Compounding this skills shortage is an aging workforce that will soon result in an institutional knowledge gap, which poses significant challenges in onboarding and retaining talent. According to Deloitte, 2.7 million baby boomers are expected to retire by 2025, creating a vacuum of experience and skills in manufacturing that needs to be filled. So not only does the industry need to attract new talent who can efficiently fill the skills gap, but it also needs to ensure that knowledge is adequately transferred from retiring workers simultaneously.

The Struggle for Information: Transferring Knowledge Between Workers

As the manufacturing industry witnesses the retirement of a substantial portion of its workforce, a pressing challenge emerges in the form of knowledge capture. The accumulated expertise and tacit knowledge held by veteran employees become vulnerable to loss, posing a threat to the continuity of efficient operations. The retiring workforce often possesses a wealth of experience and insights gained over years of service, yet the means to effectively capture and transfer this knowledge to the incoming generation of workers becomes a complex task. The lack of comprehensive knowledge retention strategies can lead to a significant skills gap, hindering the seamless transition of critical insights and best practices.

Simultaneously, younger workers entering the manufacturing sector encounter their own set of challenges. The conventional perception of manufacturing as a labor-intensive sector might discourage certain individuals from considering opportunities within the industry. Moreover, the perception of manufacturing jobs as being disconnected from modern technology and innovation can deter younger individuals who are more accustomed to digital environments. In addition, the fast-paced evolution of technology within the manufacturing landscape may overwhelm new entrants, making it essential for organizations to provide comprehensive training programs to bridge the gap between the skills these workers possess and those needed for modern manufacturing processes. Overall, the industry faces the dual challenge of preserving valuable institutional knowledge from retiring workers while actively engaging and preparing the younger generation for the evolving demands of contemporary manufacturing.

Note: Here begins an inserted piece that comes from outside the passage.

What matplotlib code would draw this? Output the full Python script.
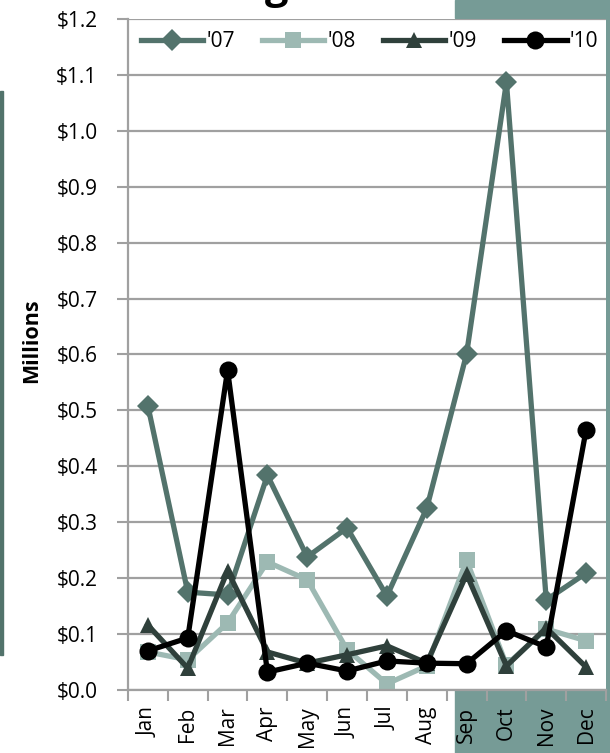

To mitigate these issues in information sharing, the efficient management of systems, training, and tools is truly vital for maintaining a well-informed and agile workforce. This allows knowledge to be seamlessly transferred as the makeup of the workforce changes. Striking the right balance between centralized (within the organization) and decentralized (individual) knowledge-sharing efforts is key, as this ensures information is up-to-date, accessible, and relevant while preventing it from being lost in personnel changes.

Collaborative platforms, learning initiatives, and more digital-focused teams are powerful tools for managing and transferring knowledge and can help manufacturers achieve this balance. However, their efforts are often hindered by outdated systems and a lack of integration in the manufacturing environments they work in. Investing in better processes and systems that facilitate collaboration, version control, and real-time updates can empower digital workers to contribute more effectively to knowledge management.

Technology’s Impact on the Connected Worker of Tomorrow

The right technology solutions can bridge the skills gap by enabling efficient work processes and facilitating skill development in a scalable way. Leveraging a composability approach in manufacturing solutions enables the creation of personalized and real-time, context-aware work instructions that can dynamically adapt to changing production variables, reducing downtime, and preventing costly mistakes. Composability, as a system design principle, revolves around the inter-relationships of components, allowing for their selection and assembly into diverse combinations that meet specific user requirements. Embracing composability can empower the connected worker and transform their interactions with manufacturing execution systems (MES), real-time work instructions, IoT integrations, and personalized user interfaces. Because of this, the connected worker can now operate in an environment where instructions align seamlessly with the evolving context, enhancing overall operational efficiency. This vast access to contextualized data gives operators actionable insights to facilitate informed decision-making. It allows connected workers to respond proactively to emerging trends, identify areas for improvement, and drive continuous innovation.

In addition, harnessing the true potential of automation and other advancements plays a pivotal role in managing knowledge and improving efficiency within the manufacturing sector. Implementing smart knowledge management systems that leverage artificial intelligence (AI) can streamline information retrieval, reduce errors, and enhance overall productivity. For example, AI-driven systems can analyze historical data to predict future challenges, enabling proactive decision-making. Manufacturers at the forefront of the industry already know this. According to a study by McKinsey, leading manufacturers are 25% more likely to leverage advanced analytics and artificial intelligence in their operations.

But staying ahead in an evolving industry requires more than technology—it demands a strategic solution that puts people first. Navigating the transition to Industry 4.0 involves adopting new technologies and defining a human-centric approach to connected frameworks.

According to a report by PwC, successful manufacturers are 50% more likely to prioritize human experience in their digital transformation initiatives. Creating frameworks that enhance the worker experience is critical for attracting and retaining top talent. These frameworks should prioritize continuous learning, collaboration, and a supportive work environment, combining the best technology and the human workers who power it. The merging of human and machine collaboration creates an exciting environment that can even be leveraged during the recruiting process, providing multiple career paths that may not have been possible before. This path empowers workers and positions them for success from day one.

Leveraging an MES that Drives Efficiency to Shrink the Skills Gap

Tackling the manufacturing skills gap requires a multi-faceted approach that combines strategic workforce planning, technological innovation, knowledge sharing, human-centricity, and a commitment to a collaborative work environment. Addressing these requirements starts with ensuring the right system is in place to enable more efficient and connected operations. Modern Manufacturing Execution Systems (MES) provide real-time insights, intelligent analytics, and a composable approach to designing personalized user experiences to bolster efficient workflows, streamline knowledge management, and enhance worker capabilities. It should give the teams tailored information and real-time feedback that enhances decision-making and productivity, enabling manufacturers to not only bridge the skills gap—but thrive in an era of constant change.